=== THE INPUT ===
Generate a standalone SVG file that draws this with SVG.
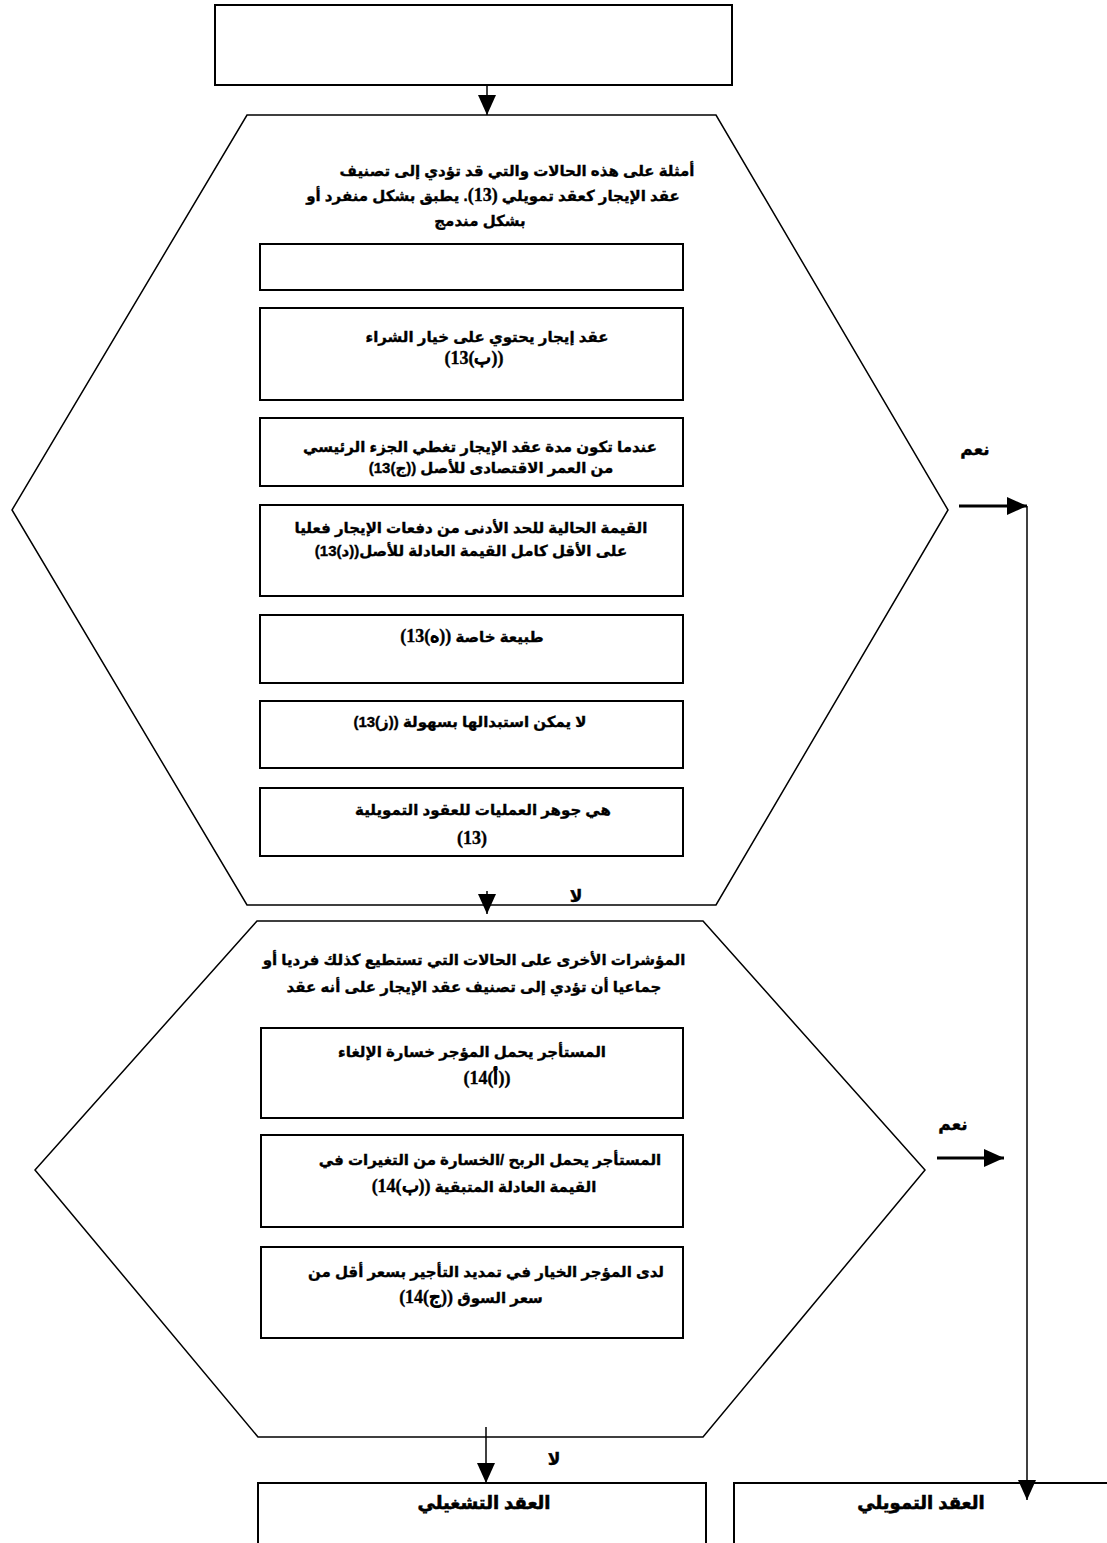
<svg xmlns="http://www.w3.org/2000/svg" width="1107" height="1543" viewBox="0 0 1107 1543">
<style>
.bg{fill:#fff}
.box{fill:#fff;stroke:#000;stroke-width:2}
.hex{fill:#fff;stroke:#000;stroke-width:1.5}
.t{font-family:"Liberation Sans","DejaVu Sans",sans-serif;font-weight:bold;font-size:15px;text-anchor:middle;fill:#000;stroke:#000;stroke-width:0.35}
.s{font-family:"Liberation Serif","DejaVu Serif",serif;font-size:18px}
.lbl{font-family:"Liberation Sans","DejaVu Sans",sans-serif;font-weight:bold;font-size:17px;text-anchor:middle;fill:#000;stroke:#000;stroke-width:0.4}
.big{font-size:18px;stroke-width:0.6}
.ln{stroke:#000;stroke-width:1.5;fill:none}
.thick{stroke:#000;stroke-width:3;fill:none}
</style>
<defs>
<marker id="ah" viewBox="0 0 20 18" refX="20" refY="9" markerWidth="20" markerHeight="18" orient="auto" markerUnits="userSpaceOnUse">
<path d="M0,0 L20,9 L0,18 z" fill="#000"/>
</marker>
</defs>
<rect class="bg" x="0" y="0" width="1107" height="1543"/>

<g id="start">
<rect class="box" x="215" y="5" width="517" height="80"/>
</g>

<g id="hex1">
<polygon class="hex" points="247,115 716,115 948,510 716,905 247,905 12,510"/>
<text class="t" direction="rtl" x="517" y="176">أمثلة على هذه الحالات والتي قد تؤدي إلى تصنيف</text>
<text class="t" direction="rtl" x="493" y="201">عقد الإيجار كعقد تمويلي <tspan class="s">(13)</tspan>. يطبق بشكل منفرد أو</text>
<text class="t" direction="rtl" x="480" y="226">بشكل مندمج</text>
</g>

<g id="b0"><rect class="box" x="260" y="244" width="423" height="46"/></g>
<g id="b1"><rect class="box" x="260" y="308" width="423" height="92"/>
<text class="t" direction="rtl" x="487" y="342">عقد إيجار يحتوي على خيار الشراء</text>
<text class="t s" direction="ltr" x="474" y="364">&#x202D;(13(ب))&#x202C;</text></g>
<g id="b2"><rect class="box" x="260" y="418" width="423" height="68"/>
<text class="t" direction="rtl" x="480" y="452">عندما تكون مدة عقد الإيجار تغطي الجزء الرئيسي</text>
<text class="t" direction="rtl" x="491" y="473">من العمر الاقتصادى للأصل &#x202D;(13(ج))&#x202C;</text></g>
<g id="b3"><rect class="box" x="260" y="505" width="423" height="91"/>
<text class="t" direction="rtl" x="471" y="533">القيمة الحالية للحد الأدنى من دفعات الإيجار فعليا</text>
<text class="t" direction="rtl" x="471" y="556">على الأقل كامل القيمة العادلة للأصل&#x202D;(13(د))&#x202C;</text></g>
<g id="b4"><rect class="box" x="260" y="615" width="423" height="68"/>
<text class="t" direction="rtl" x="472" y="642">طبيعة خاصة <tspan class="s">&#x202D;(13(ه))&#x202C;</tspan></text></g>
<g id="b5"><rect class="box" x="260" y="701" width="423" height="67"/>
<text class="t" direction="rtl" x="470" y="727">لا يمكن استبدالها بسهولة &#x202D;(13(ز))&#x202C;</text></g>
<g id="b6"><rect class="box" x="260" y="788" width="423" height="68"/>
<text class="t" direction="rtl" x="483" y="815">هي جوهر العمليات للعقود التمويلية</text>
<text class="t s" direction="ltr" x="472" y="844">(13)</text></g>

<g id="hex2">
<polygon class="hex" points="257,921 703,921 925,1170 703,1437 258,1437 35,1170"/>
<text class="t" direction="rtl" x="474" y="965">المؤشرات الأخرى على الحالات التي تستطيع كذلك فرديا أو</text>
<text class="t" direction="rtl" x="474" y="992">جماعيا أن تؤدي إلى تصنيف عقد الإيجار على أنه عقد</text>
</g>

<g id="bA"><rect class="box" x="261" y="1028" width="422" height="90"/>
<text class="t" direction="rtl" x="472" y="1057">المستأجر يحمل المؤجر خسارة الإلغاء</text>
<text class="t s" direction="ltr" x="487" y="1084">&#x202D;(14(أ))&#x202C;</text></g>
<g id="bB"><rect class="box" x="261" y="1135" width="422" height="92"/>
<text class="t" direction="rtl" x="490" y="1165">المستأجر يحمل الربح /الخسارة من التغيرات في</text>
<text class="t" direction="rtl" x="484" y="1192">القيمة العادلة المتبقية <tspan class="s">&#x202D;(14(ب))&#x202C;</tspan></text></g>
<g id="bC"><rect class="box" x="261" y="1247" width="422" height="91"/>
<text class="t" direction="rtl" x="486" y="1277">لدى المؤجر الخيار في تمديد التأجير بسعر أقل من</text>
<text class="t" direction="rtl" x="471" y="1303">سعر السوق <tspan class="s">&#x202D;(14(ج))&#x202C;</tspan></text></g>

<g id="operating"><rect class="box" x="258" y="1483" width="448" height="90"/>
<text class="lbl big" direction="rtl" x="484" y="1509">العقد التشغيلي</text></g>
<g id="finance"><rect class="box" x="734" y="1483" width="420" height="90"/>
<text class="lbl big" direction="rtl" x="921" y="1509">العقد التمويلي</text></g>

<g id="connectors">
<line class="ln" x1="487" y1="85" x2="487" y2="115" marker-end="url(#ah)"/>
<line class="ln" x1="487" y1="891" x2="487" y2="914" marker-end="url(#ah)"/>
<line class="thick" x1="959" y1="506" x2="1027" y2="506" marker-end="url(#ah)"/>
<line class="ln" x1="1027" y1="506" x2="1027" y2="1500" marker-end="url(#ah)"/>
<line class="thick" x1="937" y1="1158" x2="1004" y2="1158" marker-end="url(#ah)"/>
<line class="ln" x1="486" y1="1427" x2="486" y2="1483" marker-end="url(#ah)"/>
<text class="lbl" direction="rtl" x="975" y="455">نعم</text>
<text class="lbl" direction="rtl" x="953" y="1130">نعم</text>
<text class="lbl" direction="rtl" x="576" y="902">لا</text>
<text class="lbl" direction="rtl" x="554" y="1465">لا</text>
</g>
</svg>
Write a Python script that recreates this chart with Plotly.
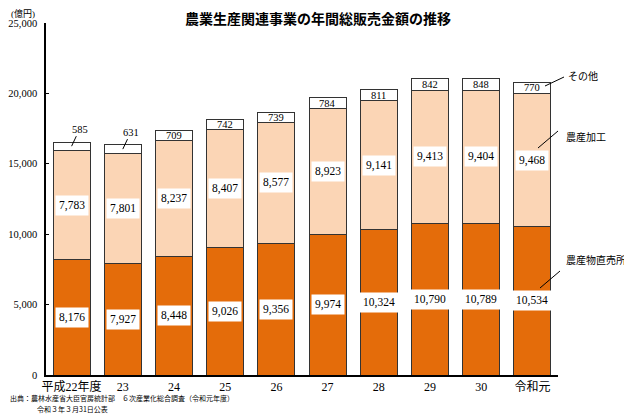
import plotly.graph_objects as go

# data (億円)
years = ['平成22年度', '23', '24', '25', '26', '27', '28', '29', '30', '令和元']
chokubai = [8176, 7927, 8448, 9026, 9356, 9974, 10324, 10790, 10789, 10534]
kakou = [7783, 7801, 8237, 8407, 8577, 8923, 9141, 9413, 9404, 9468]
sonota = [585, 631, 709, 742, 739, 784, 811, 842, 848, 770]

ORANGE = '#E46C0A'
PEACH = '#FBD5B5'
EDGE = '#333333'
SERIF = 'Liberation Serif, Noto Sans CJK JP'
GOTHIC = 'Noto Sans CJK JP'

# the page body has an 8px margin, so the figure is drawn 8px smaller
W, H = 624, 411

fig = go.Figure()
for name, vals, col in [('農産物直売所', chokubai, ORANGE),
                        ('農産加工', kakou, PEACH),
                        ('その他', sonota, 'white')]:
    fig.add_trace(go.Bar(
        x=years, y=vals, name=name,
        marker=dict(color=col, line=dict(color=EDGE, width=1)),
        showlegend=False, hoverinfo='skip'
    ))

annotations = []
for i, yr in enumerate(years):
    a, b, c = chokubai[i], kakou[i], sonota[i]
    # white boxed labels in the two big segments
    for val, mid in [(a, a / 2), (b, a + b / 2)]:
        annotations.append(dict(
            x=i, y=mid, text=f'{val:,}', showarrow=False,
            font=dict(family=SERIF, size=11.5, color='black'),
            bgcolor='white', borderpad=3
        ))
    total = a + b + c
    if i < 2:
        # small top segment: label above with leader line
        annotations.append(dict(
            x=i, y=total - c / 2, text=f'{c:,}', showarrow=True,
            arrowhead=0, arrowwidth=1, arrowcolor='black',
            ax=8, ay=-17, standoff=0,
            font=dict(family=SERIF, size=10.5, color='black')
        ))
    else:
        annotations.append(dict(
            x=i, y=a + b + c / 2, text=f'{c:,}', showarrow=False,
            font=dict(family=SERIF, size=10.5, color='black')
        ))


# paper coords from pixel positions in the page (plot area 46..558 x 23..375)
def pp(px, py):
    return (px - 46) / 512, (375 - py) / 352


# series labels on the right
for text, px, py in [('その他', 566, 68), ('農産加工', 564, 129), ('農産物直売所', 564, 268)]:
    x, y = pp(px, py)
    annotations.append(dict(
        xref='paper', yref='paper', x=x, y=y,
        text=text, showarrow=False, xanchor='left',
        font=dict(family=SERIF, size=10, color='black')
    ))

for text, px, py, fam, size in [('(億円)', 9, 14, SERIF, 9),
                                ('出典：農林水産省大臣官房統計部　６次産業化総合調査（令和元年度）', 8, 398, GOTHIC, 7),
                                ('令和３年３月31日公表', 35, 409, GOTHIC, 7)]:
    x, y = pp(px, py)
    annotations.append(dict(
        xref='paper', yref='paper', x=x, y=y, text=text,
        showarrow=False, xanchor='left', yanchor='middle',
        font=dict(family=fam, size=size, color='black')
    ))

shapes = []
for (x0, y0), (x1, y1) in [((545, 86), (564, 77)),
                           ((538, 148), (558, 131)),
                           ((540, 288), (560, 271))]:
    p0, p1 = pp(x0, y0), pp(x1, y1)
    shapes.append(dict(type='line', xref='paper', yref='paper',
                       x0=p0[0], y0=p0[1], x1=p1[0], y1=p1[1],
                       line=dict(color='black', width=1)))

fig.update_layout(
    barmode='stack', bargap=0.28,
    width=W, height=H,
    margin=dict(l=38, r=74, t=15, b=44),
    plot_bgcolor='white', paper_bgcolor='white',
    title=dict(text='<b>農業生産関連事業の年間総販売金額の推移</b>',
               x=310 / W, xanchor='center', y=1 - 11 / H, yanchor='middle',
               font=dict(family=GOTHIC, size=14, color='black')),
    xaxis=dict(type='category', automargin=False,
               showline=True, linecolor='black', linewidth=1.5,
               ticks='', tickangle=0,
               tickfont=dict(family=SERIF, size=12, color='black')),
    yaxis=dict(range=[0, 25000], tickvals=[0, 5000, 10000, 15000, 20000, 25000],
               tickformat=',d', showgrid=False, zeroline=False, automargin=False,
               showline=True, linecolor='black', linewidth=1.5,
               ticks='inside', ticklen=3, tickcolor='black',
               ticklabelstandoff=5,
               tickfont=dict(family=SERIF, size=10.5, color='black')),
    annotations=annotations, shapes=shapes,
)

fig.write_html('out.html')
===
PROBLEM REQUIREMENTS: Copy every line of the listing that contains the word "with".

RESPONSE TO THE TASK:
Generate a standalone SVG file that draws this with SVG.
Write a Python script that recreates this chart with Plotly.
        # small top segment: label above with leader line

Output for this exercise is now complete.